“Is it not lawful for me to do what I will with mine own?” Matthew 20:15
Suggested Further Reading: Luke 19:11-27
There is no attribute of God more comforting to his children than the doctrine of divine sovereignty. Under the most adverse circumstances, in the most severe troubles, they believe that sovereignty has ordained their afflictions, that sovereignty overrules them, and that sovereignty will sanctify them all. There is nothing for which the children of God should more earnestly contend than the dominion of their Master over all creation—the Kingship of God over all the works of his own hands—the throne of God, and his right to sit upon that throne. On the other hand, there is no doctrine more hated by unbelievers, no truth which they have kicked about so much, as the great, stupendous, but yet most certain doctrine of the sovereignty of the infinite Jehovah.

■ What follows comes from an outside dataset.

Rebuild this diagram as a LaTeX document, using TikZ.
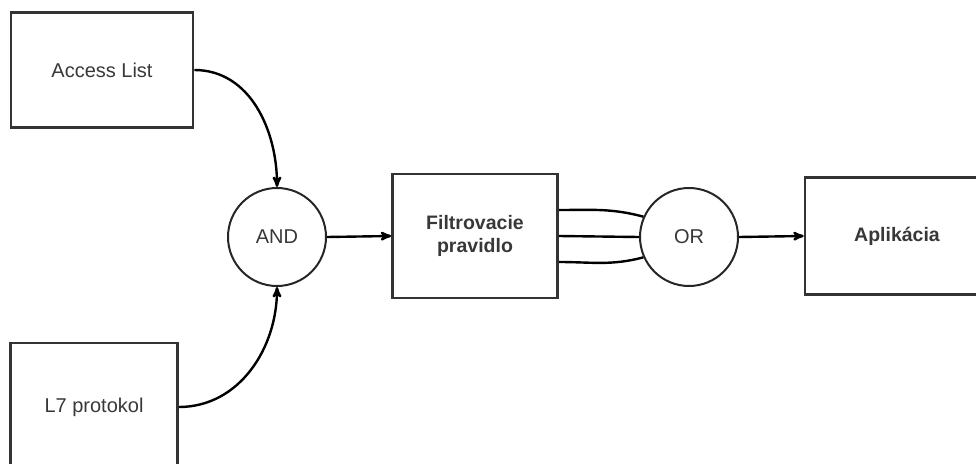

Men will allow God to be everywhere except on his throne. They will allow him to be in his workshop to fashion worlds and to make stars. They will allow him to be in his treasury to dispense his alms and bestow his bounties. They will allow him to sustain the earth and bear up its pillars, or light the lamps of heaven, or rule the waves of the ever-moving ocean; but when God ascends his throne, his creatures then gnash their teeth; and when we proclaim an enthroned God, and his right to do as he wills with his own, to dispose of his creatures as he thinks well, without consulting them in the matter, then it is that we are ridiculed, and then it is that men turn a deaf ear to us, for God on his throne is not the God they love. They love him anywhere better than they do when he sits with his sceptre in his hand and his crown upon his head.
For meditation: Do you have to think twice before addressing Jesus as Lord? Judas Iscariot could never bring himself to do it—the other disciples could say “Lord” (Matthew 26:22); Judas could only say “Rabbi/Master/Teacher” (Matthew 26:25,49).